# [Exercise prompt]
Return the listing below verbatim. Pictures do not belong in the copy.

# [Provided data]

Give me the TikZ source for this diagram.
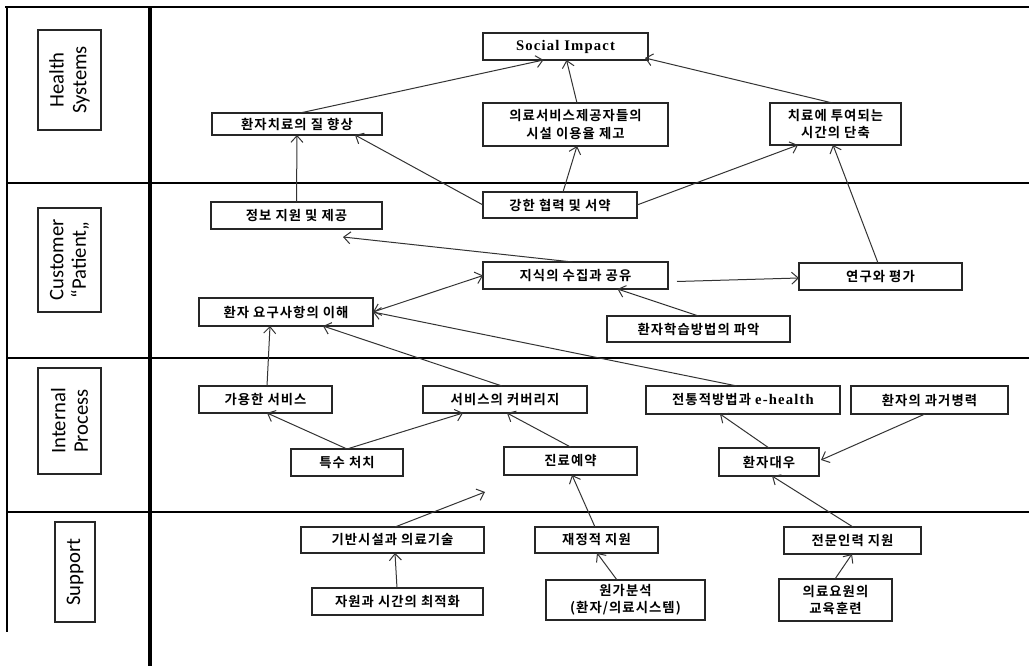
\documentclass[tikz,border=0pt]{standalone}
\usepackage{fontspec}
\setmainfont{Noto Sans CJK KR}
\newfontfamily\kr{Noto Sans CJK KR}[BoldFont={Noto Sans CJK KR Bold},LetterSpace=8]
\newfontfamily\ser{Liberation Serif}[LetterSpace=8]
\newfontfamily\lab{Carlito}
\usetikzlibrary{arrows.meta,calc}
\newcommand\BX[6]{%
  \pgfmathsetmacro\bxX{(#2+#4)/2}%
  \pgfmathsetmacro\bxY{(#3+#5)/2}%
  \pgfmathsetmacro\bxW{(#4-#2)*0.75}%
  \pgfmathsetmacro\bxH{(#5-#3)*0.75}%
  \node[box, minimum width=\bxW pt, minimum height=\bxH pt] (#1) at (\bxX,\bxY) {#6};}
\newcommand\LB[6]{%
  \pgfmathsetmacro\bxX{(#2+#4)/2}%
  \pgfmathsetmacro\bxY{(#3+#5)/2}%
  \pgfmathsetmacro\bxW{(#4-#2)*0.75}%
  \pgfmathsetmacro\bxH{(#5-#3)*0.75}%
  \node[lbl, rotate=90, minimum width=\bxH pt, minimum height=\bxW pt] (#1) at (\bxX,\bxY) {#6};}
\tikzset{
  box/.style={draw=black!85, line width=0.9pt, fill=white, inner sep=0pt, outer sep=0pt,
    align=center, font=\kr\bfseries\fontsize{10}{13}\selectfont},
  lbl/.style={draw=black!85, line width=0.9pt, fill=white, inner sep=0pt, outer sep=0pt,
    align=center, font=\lab\fontsize{15.5}{17}\selectfont},
  arr/.style={draw=black!80, line width=0.75pt, -{Straight Barb[length=5pt,width=9pt]}},
  darr/.style={draw=black!80, line width=0.75pt, {Straight Barb[length=5pt,width=9pt]}-{Straight Barb[length=5pt,width=9pt]}},
  frame/.style={draw=black, line width=2.2pt}
}
\begin{document}
\begin{tikzpicture}[x=0.75pt,y=-0.75pt]
\useasboundingbox (0,0) rectangle (1029,666);
% frame
\draw[frame, line width=1.8pt] (5,7) -- (1029,7);
\draw[draw=black, line width=1.2pt] (7,7) -- (7,632);
\draw[frame, line width=2.4pt] (150,7) -- (150,666);
\foreach \yy in {183,358,512} \draw[frame] (7,\yy) -- (1029,\yy);
% lane labels
\LB{lh}{38}{30}{101}{130}{Health\\Systems}
\LB{lc}{38}{208}{101}{312}{Customer\\“Patient„}
\LB{li}{38}{368}{101}{474}{Internal\\Process}
\LB{ls}{55}{522}{95}{622}{Support}
% boxes
\BX{SI}{483}{33}{648}{60}{{\ser\bfseries\fontsize{11}{12}\selectfont Social Impact}}
\BX{Q}{212}{113}{382}{135}{환자치료의 질 향상}
\BX{U}{483}{103}{668}{146}{의료서비스제공자들의\\시설 이용율 제고}
\BX{T}{770}{103}{901}{145}{치료에 투여되는\\시간의 단축}
\BX{C}{483}{192}{637}{218}{강한 협력 및 서약}
\BX{I}{211}{202}{382}{229}{정보 지원 및 제공}
\BX{K}{483}{262}{668}{289}{지식의 수집과 공유}
\BX{R}{799}{263}{962}{290}{연구와 평가}
\BX{N}{199}{298}{373}{326}{환자 요구사항의 이해}
\BX{L}{607}{316}{790}{342}{환자학습방법의 파악}
\BX{A}{199}{386}{332}{413}{가용한 서비스}
\BX{V}{423}{386}{587}{413}{서비스의 커버리지}
\BX{E}{646}{386}{840}{414}{전통적방법과 {\ser\bfseries\fontsize{11}{12}\selectfont e-health}}
\BX{H}{851}{386}{1008}{414}{환자의 과거병력}
\BX{S}{291}{449}{403}{476}{특수 처치}
\BX{B}{504}{447}{637}{475}{진료예약}
\BX{P}{719}{448}{819}{476}{환자대우}
\BX{F}{301}{527}{484}{553}{기반시설과 의료기술}
\BX{G}{535}{527}{658}{553}{재정적 지원}
\BX{M}{784}{527}{921}{554}{전문인력 지원}
\BX{O}{312}{588}{483}{615}{자원과 시간의 최적화}
\BX{W}{546}{580}{705}{620}{원가분석\\(환자/의료시스템)}
\BX{X}{779}{579}{892}{621}{의료요원의\\교육훈련}
\coordinate (kf) at (343,237);
\coordinate (ff) at (485,492);
% connectors
\draw[arr] ($(Q.north)+(3,0)$) -- ($(SI.south)+(-22,0)$);
\draw[arr] ($(U.north)+(1.5,0)$) -- ($(SI.south)+(1,0)$);
\draw[arr] ($(T.north)+(-3,0)$) -- ($(SI.south east)+(-3,-2)$);
\draw[arr] (C.west) -- ($(Q.south)+(58,0)$);
\draw[arr] ($(C.north)+(3,0)$) -- ($(U.south)+(1.5,0)$);
\draw[arr] (C.east) -- ($(T.south west)+(28,0)$);
\draw[arr] (I.north) -- (Q.south);
\draw[arr] ($(K.north)+(-3,0)$) -- (kf);
\draw[darr] (N.east) -- (K.west);
\draw[arr] ($(K.east)+(9,6)$) -- ($(R.west)+(0,1.5)$);
\draw[arr] ($(R.north)+(-2.5,0)$) -- ($(T.south)+(-2.5,0)$);
\draw[arr] (L.north) -- ($(K.south)+(42,0)$);
\draw[arr] ($(E.north)+(-6,0)$) -- (N.east);
\draw[arr] ($(V.north)+(-3,0)$) -- ($(N.south)+(37,0)$);
\draw[arr] ($(A.north)+(1.5,0)$) -- ($(N.south)+(-16,0)$);
\draw[arr] (S.north) -- ($(A.south)+(1.5,0)$);
\draw[arr] (S.north) -- ($(V.south)+(-42,0)$);
\draw[arr] (B.north) -- ($(V.south)+(2,0)$);
\draw[arr] (P.north) -- ($(E.south)+(-23,0)$);
\draw[arr] ($(H.south)+(-4.5,0)$) -- ($(P.east)+(2,-2)$);
\draw[arr] ($(F.north)+(2.5,0)$) -- (ff);
\draw[arr] ($(G.north)+(-1.5,0)$) -- ($(B.south)+(1.5,0)$);
\draw[arr] ($(M.north)+(0.5,0)$) -- ($(P.south)+(3,0)$);
\draw[arr] ($(O.north)+(-0.5,0)$) -- ($(F.south)+(2.5,0)$);
\draw[arr] ($(W.north)+(-8.5,0)$) -- ($(G.south)+(0.5,0)$);
\draw[arr] ($(X.north)+(-0.5,0)$) -- ($(M.south)+(-0.5,0)$);
\end{tikzpicture}
\end{document}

# [Full response]
Give me the TikZ source for this diagram.
\documentclass[tikz,border=0pt]{standalone}
\usepackage{fontspec}
\setmainfont{Noto Sans CJK KR}
\newfontfamily\kr{Noto Sans CJK KR}[BoldFont={Noto Sans CJK KR Bold},LetterSpace=8]
\newfontfamily\ser{Liberation Serif}[LetterSpace=8]
\newfontfamily\lab{Carlito}
\usetikzlibrary{arrows.meta,calc}
\newcommand\BX[6]{%
  \pgfmathsetmacro\bxX{(#2+#4)/2}%
  \pgfmathsetmacro\bxY{(#3+#5)/2}%
  \pgfmathsetmacro\bxW{(#4-#2)*0.75}%
  \pgfmathsetmacro\bxH{(#5-#3)*0.75}%
  \node[box, minimum width=\bxW pt, minimum height=\bxH pt] (#1) at (\bxX,\bxY) {#6};}
\newcommand\LB[6]{%
  \pgfmathsetmacro\bxX{(#2+#4)/2}%
  \pgfmathsetmacro\bxY{(#3+#5)/2}%
  \pgfmathsetmacro\bxW{(#4-#2)*0.75}%
  \pgfmathsetmacro\bxH{(#5-#3)*0.75}%
  \node[lbl, rotate=90, minimum width=\bxH pt, minimum height=\bxW pt] (#1) at (\bxX,\bxY) {#6};}
\tikzset{
  box/.style={draw=black!85, line width=0.9pt, fill=white, inner sep=0pt, outer sep=0pt,
    align=center, font=\kr\bfseries\fontsize{10}{13}\selectfont},
  lbl/.style={draw=black!85, line width=0.9pt, fill=white, inner sep=0pt, outer sep=0pt,
    align=center, font=\lab\fontsize{15.5}{17}\selectfont},
  arr/.style={draw=black!80, line width=0.75pt, -{Straight Barb[length=5pt,width=9pt]}},
  darr/.style={draw=black!80, line width=0.75pt, {Straight Barb[length=5pt,width=9pt]}-{Straight Barb[length=5pt,width=9pt]}},
  frame/.style={draw=black, line width=2.2pt}
}
\begin{document}
\begin{tikzpicture}[x=0.75pt,y=-0.75pt]
\useasboundingbox (0,0) rectangle (1029,666);
% frame
\draw[frame, line width=1.8pt] (5,7) -- (1029,7);
\draw[draw=black, line width=1.2pt] (7,7) -- (7,632);
\draw[frame, line width=2.4pt] (150,7) -- (150,666);
\foreach \yy in {183,358,512} \draw[frame] (7,\yy) -- (1029,\yy);
% lane labels
\LB{lh}{38}{30}{101}{130}{Health\\Systems}
\LB{lc}{38}{208}{101}{312}{Customer\\“Patient„}
\LB{li}{38}{368}{101}{474}{Internal\\Process}
\LB{ls}{55}{522}{95}{622}{Support}
% boxes
\BX{SI}{483}{33}{648}{60}{{\ser\bfseries\fontsize{11}{12}\selectfont Social Impact}}
\BX{Q}{212}{113}{382}{135}{환자치료의 질 향상}
\BX{U}{483}{103}{668}{146}{의료서비스제공자들의\\시설 이용율 제고}
\BX{T}{770}{103}{901}{145}{치료에 투여되는\\시간의 단축}
\BX{C}{483}{192}{637}{218}{강한 협력 및 서약}
\BX{I}{211}{202}{382}{229}{정보 지원 및 제공}
\BX{K}{483}{262}{668}{289}{지식의 수집과 공유}
\BX{R}{799}{263}{962}{290}{연구와 평가}
\BX{N}{199}{298}{373}{326}{환자 요구사항의 이해}
\BX{L}{607}{316}{790}{342}{환자학습방법의 파악}
\BX{A}{199}{386}{332}{413}{가용한 서비스}
\BX{V}{423}{386}{587}{413}{서비스의 커버리지}
\BX{E}{646}{386}{840}{414}{전통적방법과 {\ser\bfseries\fontsize{11}{12}\selectfont e-health}}
\BX{H}{851}{386}{1008}{414}{환자의 과거병력}
\BX{S}{291}{449}{403}{476}{특수 처치}
\BX{B}{504}{447}{637}{475}{진료예약}
\BX{P}{719}{448}{819}{476}{환자대우}
\BX{F}{301}{527}{484}{553}{기반시설과 의료기술}
\BX{G}{535}{527}{658}{553}{재정적 지원}
\BX{M}{784}{527}{921}{554}{전문인력 지원}
\BX{O}{312}{588}{483}{615}{자원과 시간의 최적화}
\BX{W}{546}{580}{705}{620}{원가분석\\(환자/의료시스템)}
\BX{X}{779}{579}{892}{621}{의료요원의\\교육훈련}
\coordinate (kf) at (343,237);
\coordinate (ff) at (485,492);
% connectors
\draw[arr] ($(Q.north)+(3,0)$) -- ($(SI.south)+(-22,0)$);
\draw[arr] ($(U.north)+(1.5,0)$) -- ($(SI.south)+(1,0)$);
\draw[arr] ($(T.north)+(-3,0)$) -- ($(SI.south east)+(-3,-2)$);
\draw[arr] (C.west) -- ($(Q.south)+(58,0)$);
\draw[arr] ($(C.north)+(3,0)$) -- ($(U.south)+(1.5,0)$);
\draw[arr] (C.east) -- ($(T.south west)+(28,0)$);
\draw[arr] (I.north) -- (Q.south);
\draw[arr] ($(K.north)+(-3,0)$) -- (kf);
\draw[darr] (N.east) -- (K.west);
\draw[arr] ($(K.east)+(9,6)$) -- ($(R.west)+(0,1.5)$);
\draw[arr] ($(R.north)+(-2.5,0)$) -- ($(T.south)+(-2.5,0)$);
\draw[arr] (L.north) -- ($(K.south)+(42,0)$);
\draw[arr] ($(E.north)+(-6,0)$) -- (N.east);
\draw[arr] ($(V.north)+(-3,0)$) -- ($(N.south)+(37,0)$);
\draw[arr] ($(A.north)+(1.5,0)$) -- ($(N.south)+(-16,0)$);
\draw[arr] (S.north) -- ($(A.south)+(1.5,0)$);
\draw[arr] (S.north) -- ($(V.south)+(-42,0)$);
\draw[arr] (B.north) -- ($(V.south)+(2,0)$);
\draw[arr] (P.north) -- ($(E.south)+(-23,0)$);
\draw[arr] ($(H.south)+(-4.5,0)$) -- ($(P.east)+(2,-2)$);
\draw[arr] ($(F.north)+(2.5,0)$) -- (ff);
\draw[arr] ($(G.north)+(-1.5,0)$) -- ($(B.south)+(1.5,0)$);
\draw[arr] ($(M.north)+(0.5,0)$) -- ($(P.south)+(3,0)$);
\draw[arr] ($(O.north)+(-0.5,0)$) -- ($(F.south)+(2.5,0)$);
\draw[arr] ($(W.north)+(-8.5,0)$) -- ($(G.south)+(0.5,0)$);
\draw[arr] ($(X.north)+(-0.5,0)$) -- ($(M.south)+(-0.5,0)$);
\end{tikzpicture}
\end{document}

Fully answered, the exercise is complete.